If you want a Puppeteer scraper that remains useful, revisit it on purpose rather than waiting for a hard failure. The most practical schedule is a light recurring review plus event-based updates.

Revisit on a schedule:

• Weekly for fast-changing ecommerce, marketplaces, or news-like pages
• Monthly for moderately stable catalogs, documentation portals, or public listings
• Quarterly for low-change targets where extraction is simple and historically stable

Revisit immediately when:

• record counts drop unexpectedly
• null fields increase
• screenshots show overlays or challenge pages
• pagination stops working
• site redesigns or navigation changes are visible
• you add new output fields or downstream schema requirements

A good refresh checklist is short enough to use every time:

1. Open the target page manually and confirm where the desired data appears after rendering.
2. Test each main selector in browser dev tools.
3. Run the scraper against one page and inspect raw JSON output.
4. Check screenshots or saved HTML if output looks incomplete.
5. Validate counts, null rates, and duplicate rates.
6. Update selector constants and wait conditions only where needed.
7. Document what changed so the next refresh is faster.

If your broader workflow includes multiple extraction stacks, it is also worth revisiting whether Puppeteer is still the right fit.

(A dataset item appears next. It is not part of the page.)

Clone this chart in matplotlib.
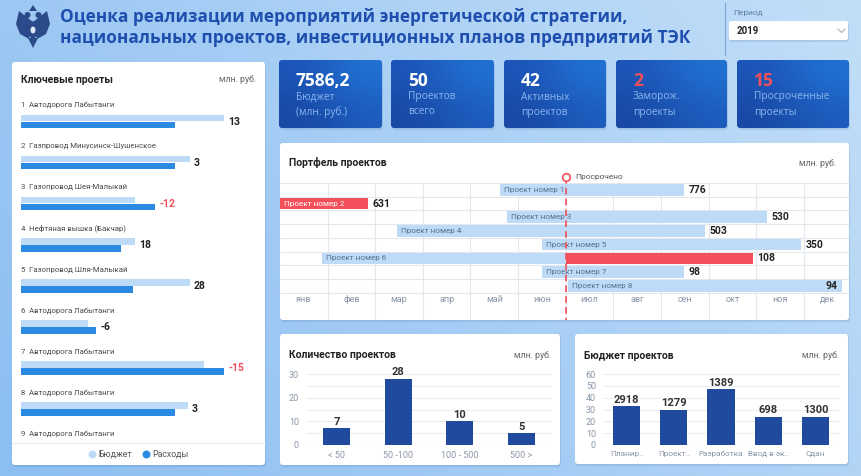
import numpy as np
import matplotlib
matplotlib.use('Agg')
import matplotlib.pyplot as plt
from matplotlib.patches import FancyBboxPatch, Circle, Polygon, Ellipse

plt.rcParams['font.family'] = ['Roboto', 'DejaVu Sans']

# --- данные ---
title_lines = ['Оценка реализации мероприятий энергетической стратегии,',
               'национальных проектов, инвестиционных планов предприятий ТЭК']
period = '2019'

kpi_values = ['7586,2', '50', '42', '2', '15']
kpi_labels = [['Бюджет', '(млн. руб.)'], ['Проектов', 'всего'], ['Активных', 'проектов'],
              ['Заморож.', 'проекты'], ['Просроченные', 'проекты']]
kpi_alert = [False, False, False, True, True]

key_names = ['Автодорога Лабытанги', 'Газпровод Минусинск-Шушенское', 'Газопровод Шея-Малыкай',
             'Нефтяная вышка (Бакчар)', 'Газопровод Шля-Малыкай', 'Автодорога Лабытанги',
             'Автодорога Лабытанги', 'Автодорога Лабытанги', 'Автодорога Лабытанги']
key_budget = [100, 83, 56, 56, 83, 33, 90, 82]
key_spent = [76, 76, 66, 49, 55, 37, 100, 76]
key_delta = [13, 3, -12, 18, 28, -6, -15, 3]
key_alert = [False, False, True, False, False, False, True, False]

months = ['янв', 'фев', 'мар', 'апр', 'май', 'июн', 'июл', 'авг', 'сен', 'окт', 'ноя', 'дек']
gantt_names = ['Проект номер %d' % i for i in range(1, 9)]
gantt_start = [4.62, 0.0, 4.77, 2.46, 5.50, 0.88, 5.50, 6.05]
gantt_end = [8.49, 1.85, 10.23, 8.93, 10.95, 9.94, 8.49, 11.81]
gantt_value = [776, 631, 530, 503, 350, 108, 98, 94]
gantt_red_from = [None, 0.0, None, None, None, 6.0, None, None]
deadline = 6.0

count_labels = ['< 50', '50 -100', '100 - 500', '500 >']
count_values = [7, 28, 10, 5]

budget_labels = ['Планир..', 'Проект..', 'Разработка', 'Ввод в эк..', 'Сдан']
budget_heights = [33, 30, 47, 24, 24]
budget_values = [2918, 1279, 1389, 698, 1300]

# --- цвета ---
LIGHT = '#bddbf7'
MID = '#2b8be3'
DARK = '#1f4a9e'
RED = '#f2505a'
GRAY = '#8a96a8'
TXT = '#222222'

W, H = 862, 476
fig = plt.figure(figsize=(8.62, 4.76), dpi=100)
bg = fig.add_axes([0, 0, 1, 1])
bg.axis('off')


def px_axes(x0, y0, x1, y1):
    a = fig.add_axes([x0 / W, 1 - y1 / H, (x1 - x0) / W, (y1 - y0) / H])
    a.patch.set_alpha(0)
    return a


# фон - градиент
gx, gy = np.meshgrid(np.linspace(0, 1, 200), np.linspace(0, 1, 120))
t = np.clip(0.7 * gx + 0.3 * (1 - gy), 0, 1)[..., None]
c0 = np.array([0x8c, 0xbe, 0xf1]) / 255
c1 = np.array([0xc2, 0xde, 0xf8]) / 255
bg.imshow(c0 + t * (c1 - c0), extent=[0, W, H, 0], aspect='auto', zorder=0)


def card(x0, y0, x1, y1, fc='white', r=3):
    bg.add_patch(FancyBboxPatch((x0 + 1, y0 + 2), x1 - x0, y1 - y0,
                                boxstyle='round,pad=0,rounding_size=%g' % r,
                                fc='#2f5f9a', ec='none', alpha=0.15, zorder=1))
    p = FancyBboxPatch((x0, y0), x1 - x0, y1 - y0, boxstyle='round,pad=0,rounding_size=%g' % r,
                       fc=fc, ec='none', zorder=2)
    bg.add_patch(p)
    return p


# герб (упрощённо)
ec = '#2b4a8a'
bg.add_patch(Polygon([(33, 22), (19, 11), (16, 24), (20, 34), (29, 39)], fc=ec, ec='none', zorder=3))
bg.add_patch(Polygon([(33, 22), (47, 11), (50, 24), (46, 34), (37, 39)], fc=ec, ec='none', zorder=3))
bg.add_patch(Ellipse((33, 30), 10, 17, fc=ec, ec='none', zorder=3))
bg.add_patch(Circle((27.5, 15), 3, fc=ec, ec='none', zorder=3))
bg.add_patch(Circle((38.5, 15), 3, fc=ec, ec='none', zorder=3))
bg.add_patch(Polygon([(29, 11), (33, 5), (37, 11)], fc=ec, ec='none', zorder=3))
bg.add_patch(Polygon([(28, 38), (33, 48), (38, 38)], fc=ec, ec='none', zorder=3))
bg.add_patch(Ellipse((33, 30), 5, 7, fc='#d8e6f6', ec='none', zorder=4))

# заголовок
for k, line in enumerate(title_lines):
    bg.text(60, 17 + 21 * k, line, fontsize=12.4, fontweight='bold', color='#1f4fae',
            va='center', family=['Open Sans', 'DejaVu Sans'], zorder=3)

bg.plot([725, 725], [3, 55], color='#7ba7d8', lw=0.8, zorder=3)
bg.text(733, 13, 'Период', fontsize=6, color='#5b7ea8', va='center', zorder=3)
card(729, 21, 848, 40, r=2)
bg.text(737, 31, period, fontsize=7, fontweight='bold', color=TXT, va='center', zorder=3)
bg.plot([838, 841.5, 845], [29, 32.5, 29], color='#aab4c0', lw=0.8, zorder=3)

# KPI карточки
kpi_x = [(279, 382), (391, 494), (504, 606), (616, 727), (737, 849)]
for (x0, x1), val, lab, alert in zip(kpi_x, kpi_values, kpi_labels, kpi_alert):
    p = card(x0, 60, x1, 128, fc='#1d52b2', r=4)
    grad = np.array([[[0.11, 0.33, 0.72], [0.13, 0.45, 0.83]],
                     [[0.10, 0.28, 0.64], [0.11, 0.36, 0.74]]])
    im = bg.imshow(grad, extent=[x0, x1, 128, 60], aspect='auto', interpolation='bicubic', zorder=3)
    im.set_clip_path(p)
    bg.text(x0 + 17, 81, val, fontsize=12.5, fontweight='bold', color=RED if alert else 'white',
            va='center', family=['Open Sans', 'DejaVu Sans'], zorder=4)
    for j, s in enumerate(lab):
        bg.text(x0 + 17, 97 + 15 * j, s, fontsize=7.3, color='#8ab6ee', va='center',
                family=['Open Sans', 'DejaVu Sans'], zorder=4)

# белые панели
card(12, 62, 265, 465)
card(280, 143, 849, 320)
card(280, 334, 560, 465)
card(575, 334, 848, 464)


def panel_title(x, y, title, xr):
    bg.text(x, y, title, fontsize=7.5, fontweight='bold', color=TXT, va='center', zorder=3)
    bg.text(xr, y, 'млн. руб.', fontsize=6.3, color='#666666', va='center', ha='right', zorder=3)


panel_title(21, 80, 'Ключевые проеты', 256)
panel_title(289, 163, 'Портфель проектов', 836)
panel_title(289, 355, 'Количество проектов', 551)
panel_title(584, 356, 'Бюджет проектов', 839)

# --- ключевые проекты ---
ax1 = px_axes(21, 95, 258, 442)
ax1.axis('off')
ax1.set_xlim(0, 116.7)
ax1.set_ylim(7.80, -0.645)
rows = np.arange(len(key_budget))
ax1.barh(rows - 0.085, key_budget, height=0.158, color=LIGHT)
ax1.barh(rows + 0.085, key_spent, height=0.158, color=MID)
for i, name in enumerate(key_names):
    ax1.text(0, i - 0.40, '%d  %s' % (i + 1, name), fontsize=5.6, color='#4a4a4a', va='center')
for i, (b, s, d, a) in enumerate(zip(key_budget, key_spent, key_delta, key_alert)):
    ax1.text(max(b, s) + 2, i, str(d), fontsize=7.5, fontweight='bold',
             color=RED if a else TXT, va='center')

bg.plot([12, 265], [443, 443], color='#e6e9ee', lw=0.8, zorder=3)
bg.scatter([92], [454], s=22, color=LIGHT, zorder=3)
bg.scatter([146], [454], s=22, color=MID, zorder=3)
bg.text(98, 454, 'Бюджет', fontsize=6.3, color='#555555', va='center', zorder=3)
bg.text(152, 454, 'Расходы', fontsize=6.3, color='#555555', va='center', zorder=3)

# --- портфель проектов ---
ax2 = px_axes(280, 183, 849, 320)
ax2.axis('off')
ax2.set_xlim(0, 11.95)
ax2.set_ylim(9.5, -0.5)
n = len(gantt_names)
ax2.hlines(np.arange(n + 1) - 0.5, 0, 11.95, color='#e3e8ee', lw=0.8, zorder=1)
ax2.vlines(np.arange(1, 12), -0.5, 9.5, color='#e3e8ee', lw=0.8, zorder=1)
for i in range(n):
    st, en, rf = gantt_start[i], gantt_end[i], gantt_red_from[i]
    ax2.barh(i, en - st, left=st, height=0.85, color=LIGHT, zorder=2)
    if rf is not None:
        ax2.barh(i, en - rf, left=rf, height=0.85, color=RED, zorder=3)
    ax2.text(st + 0.09, i, gantt_names[i], fontsize=5.9, va='center', zorder=4,
             color='white' if rf == st else '#5b6f8c')
    if en > 11.3:
        ax2.text(en - 0.1, i, str(gantt_value[i]), fontsize=7.5, fontweight='bold',
                 color=TXT, va='center', ha='right', zorder=4)
    else:
        ax2.text(en + 0.09, i, str(gantt_value[i]), fontsize=7.5, fontweight='bold',
                 color=TXT, va='center', zorder=4)
for m, name in enumerate(months):
    ax2.text(m + 0.5, n, name, fontsize=6.5, color=GRAY, ha='center', va='center')
ax2.plot([deadline, deadline], [-0.95, 9.5], color=RED, ls=(0, (4, 2.5)), lw=1.2,
         clip_on=False, zorder=5)
ax2.plot(deadline, -0.95, 'o', mfc='white', mec=RED, ms=5.5, mew=1.2, clip_on=False, zorder=6)
ax2.text(deadline + 0.2, -0.95, 'Просрочено', fontsize=6, color='#555555', va='center')


def column_chart(ax, labels, heights, texts, width, ymax, step, minor, xsize):
    x = np.arange(len(labels))
    ax.bar(x, heights, width=width, color=DARK, zorder=2)
    ax.set_xlim(-0.5, len(labels) - 0.5)
    ax.set_ylim(0, ymax)
    ax.set_yticks(np.arange(0, ymax + 1, step))
    if minor:
        ax.set_yticks(np.arange(minor, ymax, step), minor=True)
    ax.grid(axis='y', which='both', color='#e9edf2', lw=0.8, zorder=0)
    ax.set_xticks(x, labels)
    for sp in ax.spines.values():
        sp.set_visible(False)
    ax.tick_params(which='both', length=0, labelsize=6.5, labelcolor=GRAY)
    ax.tick_params(axis='y', pad=5)
    ax.tick_params(axis='x', pad=4, labelsize=xsize)
    for xi, h, s in zip(x, heights, texts):
        ax.annotate(str(s), (xi, h), xytext=(0, 1), textcoords='offset points',
                    ha='center', va='bottom', fontsize=8, fontweight='bold', color='#333333')


ax3 = px_axes(306, 374, 552, 445)
column_chart(ax3, count_labels, count_values, count_values, 0.44, 30, 10, 5, 6.5)

ax4 = px_axes(603, 374, 839, 445)
column_chart(ax4, budget_labels, budget_heights, budget_values, 0.58, 60, 10, None, 5.9)

bg.set_xlim(0, W)
bg.set_ylim(H, 0)
fig.savefig('out.png', dpi=100)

Some targets are better handled with direct requests, official APIs, or a different browser automation tool. For perspective, compare approaches in Python Web Scraping Libraries Compared: Beautiful Soup vs Scrapy vs Playwright vs Selenium.

The durable lesson is simple: successful headless browser scraping is less about clever code and more about disciplined maintenance. Start with stable selectors, tie waits to real page state, save debugging artifacts, and review scrapers on a schedule. If you follow that pattern, your Puppeteer web scraping projects will be easier to update, easier to trust, and far less frustrating when the frontend inevitably changes.